Robin Williams’ Wife Says He Hid Symptoms Of Lewy Body Dementia From Her
Robin Williams’ wife, Susan Schneider Williams, wrote a heartfelt letter to scientists whose research focuses on neurological disorders, revealing that her late husband hid one heartbreaking symptom from her.
Williams, known for his roles in Dead Poets Society, Mrs. Doubtfire and Good Will Hunting, had been dealing with mental health struggles before he committed suicide in 2014 at 63.
Before his death, Williams was misdiagnosed with Parkinson’s disease in 2013 after experiencing “a firestorm of symptoms” like “constipation, urinary difficulty, heartburn, sleeplessness and insomnia, and a poor sense of smell-and lots of stress. He also had a slight tremor in his left hand that would come and go,” she wrote.
Williams also started displaying shifts in mental health followed by delusions, paranoia and anxiety. It wasn’t until May of that year the family learned he was misdiagnosed.
“Not until the coroner’s report, three months after his death, would I learn that it was diffuse LBD [Lewy body dementia] that took him,” Schneider Williams said. “All four of the doctors I met with afterwards and who had reviewed his records indicated his was one of the worst pathologies they had seen.”
Lewy body dementia is “associated with abnormal deposits of a protein called alpha-synuclein in the brain. These deposits, called Lewy bodies, affect chemicals in the brain whose changes, in turn, can lead to problems with thinking, movement, behavior, and mood,” according to National Institute on Aging.
“Throughout the course of Robin’s battle, he had experienced nearly all of the 40-plus symptoms of LBD, except for one. He never said he had hallucinations,” she wrote. “A year after he left, in speaking with one of the doctors who reviewed his records, it became evident that most likely he did have hallucinations, but was keeping that to himself.”

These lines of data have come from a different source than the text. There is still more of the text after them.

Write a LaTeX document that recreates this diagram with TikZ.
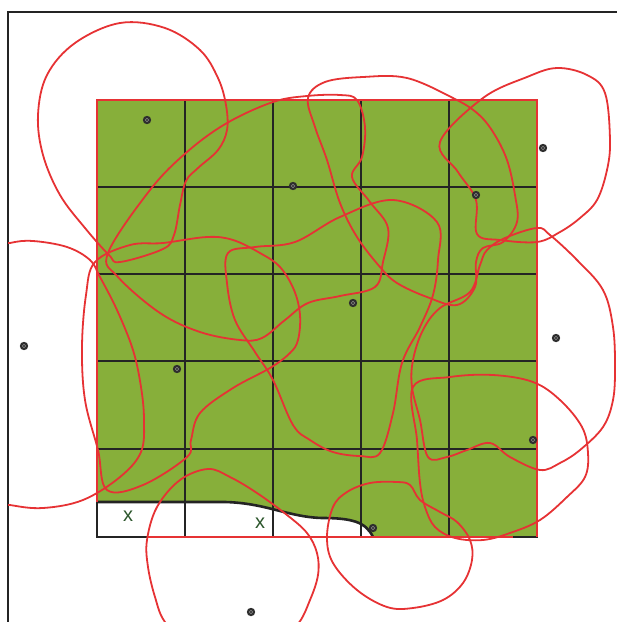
\documentclass[tikz,border=0pt]{standalone}
\usepackage{fontspec}
\setsansfont{Liberation Sans}
\usetikzlibrary{calc}

\definecolor{fieldgreen}{RGB}{135,175,58}
\definecolor{coverred}{RGB}{230,50,52}
\definecolor{gridline}{RGB}{36,36,36}
\definecolor{markgreen}{RGB}{44,86,44}

\begin{document}
\begin{tikzpicture}[
  x=0.5pt, y=-0.5pt,
  font=\sffamily,
  gridcell/.style={gridline, line width=1.3pt},
  edge/.style={coverred, line width=1.1pt},
  cover/.style={coverred, line width=0.9pt, line join=round},
  sensor/.style={circle, fill=black!82, inner sep=0pt, minimum size=4.2pt,
    path picture={\draw[black!45, line width=0.3pt] (path picture bounding box.center) circle (0.9pt);}},
  gapmark/.style={text=markgreen, inner sep=0pt, font=\sffamily\fontsize{10}{12}\selectfont}
]
\useasboundingbox (0,0) rectangle (617,622);

% Frame
\draw[gridline, line width=1.2pt] (8,622) -- (8,12) -- (617,12);

% Field (green) with uncovered part at the bottom
\fill[fieldgreen] (97,100) -- (537,100) -- (537,537) -- (373,537)
  .. controls (366,522) and (352,518) .. (322,518)
  .. controls (288,517) and (266,503) .. (225,502) -- (97,502) -- cycle;

% Grid
\foreach \gx in {185,273,361,449}
  \draw[gridcell] (\gx,100) -- (\gx,537);
\foreach \gy in {187,274,361,449}
  \draw[gridcell] (97,\gy) -- (537,\gy);
\draw[gridcell] (97,100) rectangle (537,537);
\draw[gridcell] (97,502) -- (225,502)
  .. controls (266,503) and (288,517) .. (322,518)
  .. controls (352,518) and (366,522) .. (373,537);

% Covered border of the field
\draw[edge] (97,502) -- (97,100) -- (537,100) -- (537,537);
\draw[edge] (147,537) -- (513,537);

% Coverage regions
\begin{scope}
\clip (8,12) rectangle (617,622);
% s1
\draw[cover] plot[smooth cycle, tension=0.6] coordinates {
  (38,115) (47,75) (75,43) (120,23) (165,28) (200,50) (218,78) (226,105)
  (227,130) (218,150) (198,168) (186,181) (180,205) (174,235) (163,249)
  (120,262) (109,255) (85,228) (60,195) (43,155)};
% s2
\draw[cover] plot[smooth cycle, tension=0.6] coordinates {
  (108,253) (150,190) (187,152) (227,123) (273,102) (307,96) (340,95)
  (357,100) (365,127) (362,157) (352,177) (370,202) (388,228) (383,262)
  (375,287) (340,296) (308,303) (285,320) (262,338) (240,340) (200,332)
  (160,313) (118,277)};
% s3
\draw[cover] plot[smooth cycle, tension=0.6] coordinates {
  (440,142) (483,98) (527,77) (557,68) (587,75) (605,93) (610,140)
  (607,170) (597,200) (580,218) (560,232) (537,242) (500,240) (477,234)
  (476,200) (458,172)};
% s4
\draw[cover] plot[smooth cycle, tension=0.6] coordinates {
  (308,98) (325,82) (363,77) (407,78) (453,98) (477,113) (493,132)
  (507,160) (515,195) (517,222) (503,242) (483,248) (476,262) (475,287)
  (457,305) (427,297) (397,283) (380,267) (357,237) (340,203) (327,160)
  (315,127)};
% s5
\draw[cover] plot[smooth cycle, tension=0.6] coordinates {
  (228,253) (227,283) (235,320) (255,352) (273,380) (293,425) (310,440)
  (333,452) (360,456) (380,453) (393,413) (402,363) (420,327) (433,295)
  (438,260) (437,222) (393,200) (340,217) (295,242) (255,247)};
% s6
\draw[cover] plot[smooth cycle, tension=0.6] coordinates {
  (-40,375) (-20,252) (10,243) (33,241) (67,247) (90,260) (100,277)
  (117,310) (133,350) (141,387) (144,420) (141,452) (120,477) (83,500)
  (43,508) (10,505) (-20,498)};
% s7
\draw[cover] plot[smooth cycle, tension=0.6] coordinates {
  (95,262) (130,245) (163,243) (207,237) (233,240) (260,253) (280,267)
  (294,290) (300,315) (298,340) (290,353) (270,368) (233,388) (200,413)
  (191,440) (187,457) (143,485) (107,490) (98,450) (85,400) (82,347)
  (86,295)};
% s8
\draw[cover] plot[smooth cycle, tension=0.6] coordinates {
  (537,228) (550,235) (577,260) (603,290) (613,327) (615,367) (613,400)
  (603,427) (580,450) (560,463) (540,470) (510,457) (490,443) (467,450)
  (447,457) (428,457) (420,420) (412,387) (413,360) (423,330) (440,308)
  (470,292) (480,265) (487,250) (505,238)};
% s9
\draw[cover] plot[smooth cycle, tension=0.6] coordinates {
  (413,387) (450,377) (493,375) (533,382) (560,400) (582,427) (588,453)
  (585,477) (567,497) (540,520) (510,533) (483,540) (455,538) (435,527)
  (425,507) (420,483) (417,440)};
% s10
\draw[cover] plot[smooth cycle, tension=0.6] coordinates {
  (327,537) (333,507) (347,492) (370,483) (397,482) (410,485) (420,500)
  (440,512) (457,522) (470,540) (472,560) (463,583) (443,600) (413,608)
  (387,607) (357,590) (333,563)};
% s11
\draw[cover] plot[smooth cycle, tension=0.6] coordinates {
  (147,540) (157,507) (180,480) (208,469) (230,477) (257,493) (287,515)
  (307,533) (317,553) (318,575) (310,600) (297,625) (270,645) (190,645)
  (165,622) (155,597) (148,567)};
\end{scope}

% Sensors
\node[sensor] (s1) at (147,120) {};
\node[sensor] (s2) at (293,186) {};
\node[sensor] (s3) at (543,148) {};
\node[sensor] (s4) at (476,195) {};
\node[sensor] (s5) at (353,303) {};
\node[sensor] (s6) at (24,346) {};
\node[sensor] (s7) at (177,369) {};
\node[sensor] (s8) at (556,338) {};
\node[sensor] (s9) at (533,440) {};
\node[sensor] (s10) at (373,528) {};
\node[sensor] (s11) at (251,612) {};

% Uncovered cells
\node[gapmark] (x1) at (128,516) {x};
\node[gapmark] (x2) at (260,523) {x};

\end{tikzpicture}
\end{document}
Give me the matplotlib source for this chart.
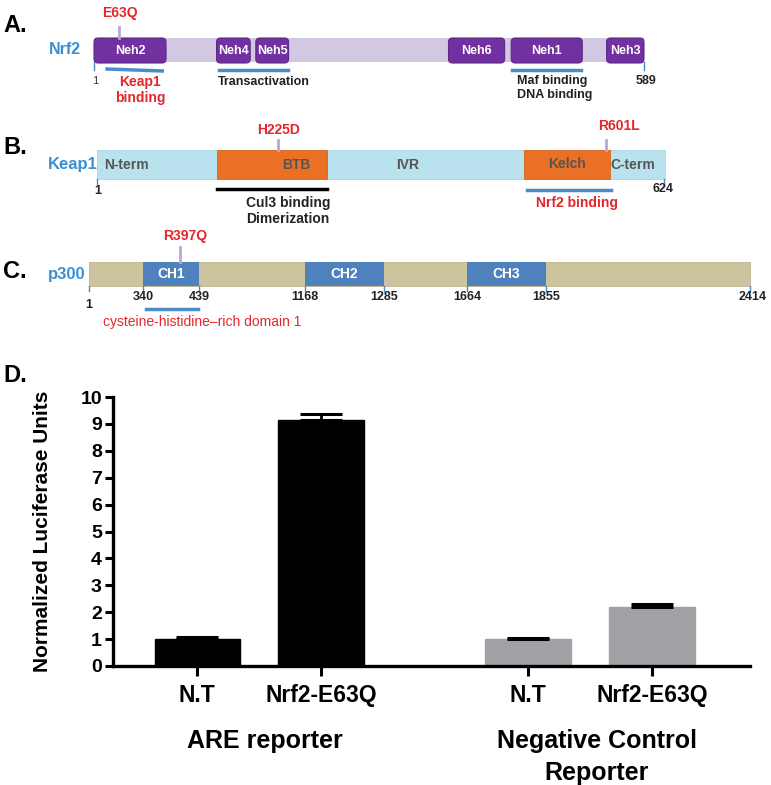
import numpy as np
import matplotlib
matplotlib.use("Agg")
import matplotlib.pyplot as plt
from matplotlib.patches import Rectangle, FancyBboxPatch

plt.rcParams['font.family'] = ['Liberation Sans', 'DejaVu Sans']

# ---------------- data ----------------
# Nrf2 (1-589), domain spans in residues (schematic)
nrf2_len = 589
nrf2_domains = ["Neh2", "Neh4", "Neh5", "Neh6", "Neh1", "Neh3"]
nrf2_starts = [1, 132, 174, 380, 447, 549]
nrf2_ends = [78, 168, 209, 440, 523, 589]
nrf2_mut = ("E63Q", 28)

# Keap1 (1-624)
keap1_len = 624
keap1_domains = ["BTB", "Kelch"]
keap1_starts = [133, 469]
keap1_ends = [253, 564]
keap1_regions = ["N-term", "IVR", "C-term"]
keap1_region_pos = [33, 342, 589]
keap1_muts = [("H225D", 200), ("R601L", 559)]

# p300 (1-2414)
p300_len = 2414
p300_domains = ["CH1", "CH2", "CH3"]
p300_starts = [340, 1168, 1664]
p300_ends = [439, 1285, 1855]
p300_mut = ("R397Q", 397)

# Luciferase assay
conditions = ["N.T", "Nrf2-E63Q", "N.T", "Nrf2-E63Q"]
groups = ["ARE reporter", "Negative Control\nReporter"]
values = [1.0, 9.15, 1.0, 2.2]
errors = [0.08, 0.2, 0.04, 0.1]
bar_colors = ["black", "black", "#a2a2a6", "#a2a2a6"]

# ---------------- figure ----------------
W, H = 771, 785
fig = plt.figure(figsize=(W / 100, H / 100), dpi=100)
ax0 = fig.add_axes([0, 0, 1, 1])
ax0.set_xlim(0, W)
ax0.set_ylim(H, 0)
ax0.axis("off")

RED = "#e4262c"
BLUE_LBL = "#3a8fd4"
LINE_BLUE = "#4a8cc8"
MARK = "#b9a6d4"


def lin(px0, px1, n):
    return lambda r: np.interp(r, [1, n], [px0, px1])


def panel_letter(y, s):
    ax0.text(3, y, s, fontsize=17, fontweight="bold", va="center", ha="left")


# ---- A. Nrf2 ----
panel_letter(26, "A.")
xa = lin(94, 644, nrf2_len)
ax0.add_patch(Rectangle((xa(1), 38), xa(nrf2_len) - xa(1), 24, fc="#d3c8e2", ec="none"))
for name, s, e in zip(nrf2_domains, nrf2_starts, nrf2_ends):
    ax0.add_patch(FancyBboxPatch((xa(s), 38), xa(e) - xa(s), 25,
                                 boxstyle="round,pad=0,rounding_size=4",
                                 fc="#7131a0", ec="#5e2a86", lw=0.8))
    ax0.text((xa(s) + xa(e)) / 2, 50.5, name, color="white", fontsize=9,
             fontweight="bold", ha="center", va="center")
ax0.text(49, 50, "Nrf2", color=BLUE_LBL, fontsize=11.5, fontweight="bold", va="center")
ax0.plot([xa(nrf2_mut[1])] * 2, [27, 38], color=MARK, lw=2)
ax0.text(xa(nrf2_mut[1]) + 1, 13, nrf2_mut[0], color=RED, fontsize=10,
         fontweight="bold", ha="center", va="center")
for r in [1, nrf2_len]:
    ax0.plot([xa(r)] * 2, [62, 70], color=LINE_BLUE, lw=1)
ax0.text(xa(1) + 1, 81, "1", fontsize=8, color="#333333", ha="center", va="center")
ax0.text(xa(nrf2_len) + 2, 81, str(nrf2_len), fontsize=9, fontweight="bold",
         color="#222222", ha="center", va="center")
ax0.plot([xa(15), xa(74)], [69, 71], color=LINE_BLUE, lw=2.5)
ax0.text(140, 75, "Keap1\nbinding", color=RED, fontsize=10, fontweight="bold",
         ha="center", va="top", linespacing=1.15)
ax0.plot([xa(135), xa(208)], [70, 70], color=LINE_BLUE, lw=2.5)
ax0.text(218, 82, "Transactivation", fontsize=9, fontweight="bold", color="#222222",
         va="center")
ax0.plot([xa(448), xa(522)], [70, 70], color=LINE_BLUE, lw=2.5)
ax0.text(517, 75, "Maf binding\nDNA binding", fontsize=9, fontweight="bold",
         color="#222222", va="top", linespacing=1.2)

# ---- B. Keap1 ----
panel_letter(147, "B.")
xb = lin(97, 665, keap1_len)
ax0.add_patch(Rectangle((xb(1), 150), xb(keap1_len) - xb(1), 29, fc="#b9e2ee", ec="#a8d6e4", lw=0.6))
for name, s, e in zip(keap1_domains, keap1_starts, keap1_ends):
    ax0.add_patch(Rectangle((xb(s), 150), xb(e) - xb(s), 29, fc="#e97024", ec="#d8661e", lw=0.6))
ax0.text(xb(keap1_starts[0]) + 79, 165, keap1_domains[0], color="#555555", fontsize=10,
         fontweight="bold", ha="center", va="center")
ax0.text((xb(keap1_starts[1]) + xb(keap1_ends[1])) / 2, 164, keap1_domains[1],
         color="#555555", fontsize=10, fontweight="bold", ha="center", va="center")
for name, r in zip(keap1_regions, keap1_region_pos):
    ax0.text(xb(r), 165, name, color="#555555", fontsize=10, fontweight="bold",
             ha="center", va="center")
ax0.text(48, 165, "Keap1", color=BLUE_LBL, fontsize=12, fontweight="bold", va="center")
for (name, r), ty in zip(keap1_muts, [130, 126]):
    ax0.plot([xb(r)] * 2, [140, 150], color=MARK, lw=2)
    ax0.text(xb(r) + (0 if r < 300 else 13), ty, name, color=RED, fontsize=10,
             fontweight="bold", ha="center", va="center")
ax0.plot([xb(1)] * 2, [179, 184], color=LINE_BLUE, lw=1)
ax0.plot([xb(keap1_len) - 1] * 2, [179, 186], color=LINE_BLUE, lw=1)
ax0.text(xb(1) + 1, 191, "1", fontsize=9, fontweight="bold", color="#222222",
         ha="center", va="center")
ax0.text(xb(keap1_len) - 2, 189, str(keap1_len), fontsize=9, fontweight="bold",
         color="#222222", ha="center", va="center")
ax0.plot([xb(keap1_starts[0]), xb(keap1_ends[0])], [189, 189], color="black", lw=2.5)
ax0.text(288, 196, "Cul3 binding\nDimerization", fontsize=10, fontweight="bold",
         color="#222222", ha="center", va="top", linespacing=1.2)
ax0.plot([xb(473), xb(565)], [190, 190], color=LINE_BLUE, lw=2.5)
ax0.text(577, 203, "Nrf2 binding", color=RED, fontsize=10, fontweight="bold",
         ha="center", va="center")

# ---- C. p300 ----
panel_letter(272, "C.")
p300_ticks = [1] + [v for pair in zip(p300_starts, p300_ends) for v in pair] + [p300_len]
p300_px = [89, 143, 199, 305, 384, 467, 546, 750]
xc = lambda r: np.interp(r, p300_ticks, p300_px)
ax0.add_patch(Rectangle((xc(1), 262), xc(p300_len) - xc(1), 24, fc="#cbc49f", ec="#bdb58e", lw=0.6))
for name, s, e in zip(p300_domains, p300_starts, p300_ends):
    ax0.add_patch(Rectangle((xc(s), 262), xc(e) - xc(s), 24, fc="#4f81bd", ec="none"))
    ax0.text((xc(s) + xc(e)) / 2, 274, name, color="white", fontsize=10,
             fontweight="bold", ha="center", va="center")
for r in p300_ticks:
    ax0.plot([xc(r)] * 2, [286, 291], color=LINE_BLUE, lw=1)
    ax0.text(xc(r) + (3 if r == p300_len else 0), 305 if r == 1 else 297, str(r),
             fontsize=9, fontweight="bold", color="#222222", ha="center", va="center")
ax0.text(48, 274, "p300", color=BLUE_LBL, fontsize=12, fontweight="bold", va="center")
ax0.plot([180, 180], [247, 262], color=MARK, lw=2)
ax0.text(185, 236, p300_mut[0], color=RED, fontsize=10, fontweight="bold",
         ha="center", va="center")
ax0.plot([xc(345), xc(437)], [309, 309], color=LINE_BLUE, lw=2.5)
ax0.text(202, 322, "cysteine-histidine\u2013rich domain 1", color=RED, fontsize=10,
         ha="center", va="center")

# ---- D. bar chart ----
panel_letter(375, "D.")
ax = fig.add_axes([113 / W, 1 - 666 / H, (750 - 113) / W, (666 - 397) / H])
pos = np.array([0, 1, 2.67, 3.67])
ax.bar(pos, values, width=0.69, color=bar_colors, edgecolor=bar_colors, zorder=2)
ax.errorbar(pos, values, yerr=[np.zeros(4), errors], fmt="none", ecolor="black",
            elinewidth=2, capsize=15, capthick=2.2, zorder=3)
ax.set_xlim(-0.68, 4.46)
ax.set_ylim(0, 10)
ax.set_yticks(range(0, 11))
ax.set_xticks(pos)
ax.set_xticklabels(conditions)
for s in ["top", "right"]:
    ax.spines[s].set_visible(False)
for s in ["left", "bottom"]:
    ax.spines[s].set_linewidth(2.4)
ax.tick_params(axis="y", length=6, width=2.2, labelsize=14, pad=2)
ax.tick_params(axis="x", length=7, width=2.2, labelsize=16.5, pad=6)
for lbl in ax.get_xticklabels() + ax.get_yticklabels():
    lbl.set_fontweight("bold")
ax.set_ylabel("Normalized Luciferase Units", fontsize=15, fontweight="bold", labelpad=20)
ax.patch.set_alpha(0)

ax0.text(265, 741, groups[0], fontsize=18, fontweight="bold", ha="center", va="center")
ax0.text(597, 757, groups[1], fontsize=18, fontweight="bold", ha="center", va="center",
         linespacing=1.4)

fig.savefig("out.png", dpi=100)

Williams’ widow doesn’t think her late husband’s life could’ve been saved by a diagnosis. “There is no cure and Robin’s steep and rapid decline was assured. It felt like he was drowning in his symptoms, and I was drowning along with him.”
Schneider Williams now sits on the Board of Directors for the American Brain Foundation, working to raise awareness about Lewy Body Dementia.
She ends her letter by telling researchers to continue to study the disease that took her husband. “I am sure at times the progress has felt painfully slow. Do not give up. Trust that a cascade of cures and discovery is imminent in all areas of brain disease and you will be a part of making that happen,” Schneider Williams wrote. “If only Robin could have met you. He would have loved you.”